John Lehrman has been backcountry skiing in the canyons and on the peaks of the Bitterroot Mountains for the past 22 years, and he’s excited to finally be able to share his experience and knowledge as a licensed guide.
Last week, the Bitterroot National Forest approved a Special Use Permit for Lehrman, owner of Downing Mountain Lodge above Hamilton, to offer guided backcountry ski services from the lodge and other popular destinations on public lands in the county. Lehrman, who has been working on getting the permit for five years, is now the only certified backcountry ski guide for the Bitterroot National Forest, home to some of the best skiing terrain in the state.
“Now we can guide guests at the lodge on Downing Mountain, as well as day skiers, to popular destinations like Gash Point, Camas Peak, El Capitan and the Como Peaks, Little St. Joseph Peak, Ward Mountain and Sweeney Peak,” Lehrman said. “This will add depth to our business and will allow forest users on the Bitterroot to hire a day guide to increase their enjoyment and safety while backcountry skiing in the wilds of Montana. We are the only outfit to have such a permit on the Bitterroot and we are pleased to announce this next phase in our business and the opportunity that it brings.”

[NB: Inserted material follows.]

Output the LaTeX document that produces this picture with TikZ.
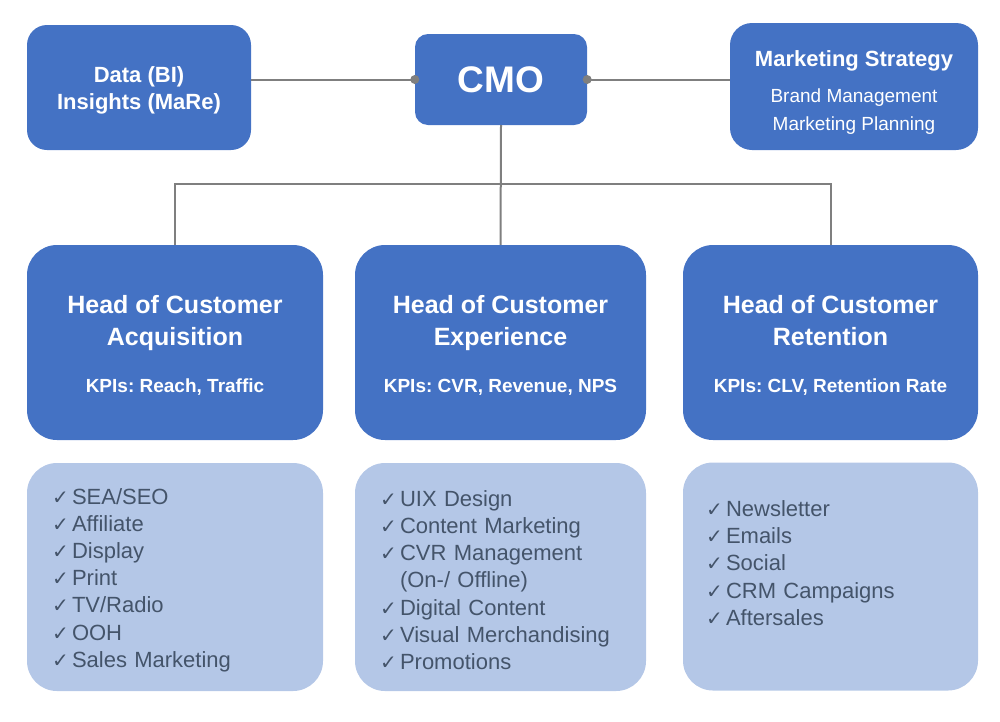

Lehrman will also offer avalanche classes based at the lodge next January in a partnership with the American Institute for Avalanche Research and Education.
“That is something we were not able to provide before the Special Use Permit,” Lehrman said. “Now folks coming from further afield or just looking for local knowledge can tap into the wealth of experience that I have from skiing on the Bitterroot for the past 22 years. Backcountry skiing has been the only growth sector of the skiing industry for numerous years now, due in part to advanced equipment and the fact that people are looking for a more authentic experience that skiing in the mountains provides, rather than paying for a lift ticket and skiing amongst crowds. I will be actively marketing the guide service locally in Montana as well as in distant skier-soaked cities that are linked to Missoula via one flight, namely Salt Lake City, Denver, Seattle and Minneapolis.”
Lehrman has been working with Bitterroot forest wilderness and trails program manager Deb Gale and resource specialist Marty Almquist for the past five years to get the permit approved, and West Fork District ranger Dave Campbell signed the permit last week.
“We were able to cruise through the initial and secondary screening processes by writing our application to fit the existing forest plan,” Lehrman explained. “And then we were able to make it through the scoping period and public comment with no deflections, taking us right to the point of approval where we negotiated the final hurdle.”
There are many licensed hunting, snowmobiling and hiking guides in the Bitterroot, Lehrman said, but no ski guides until now.
“We can’t go into Management Area Six’s, which are potential additions to the wilderness area,” he said. “The Forest Service plan doesn’t allow any new outfitter permits in those areas, which are places like Blodgett, Boulder and Kootenai Canyons. But we can still go in Management Area Five’s, areas like Gash Creek and Little St. Joe Peak that are perfect for backcountry skiing.”
Lehrman said his clients will provide all their own equipment.
“We provide the guide service, education, meals, accommodations and avalanche education out of the lodge,” he said. “A lot of people are making the crossover from downhill skiing to backcountry skiing but they don’t have the experience to do it right. However, a lot of folks have the financial where-with-all to hire a guide. They may not be experienced in route finding and terrain choice, which is where I come in.”
Lehrman said he will really gear up to book guided ski trips next winter.
“We look forward to this new opportunity for our business and the increased options for guided recreation on the Bitterroot National Forest, home of some fantastic skiing opportunities in the backcountry,” he said.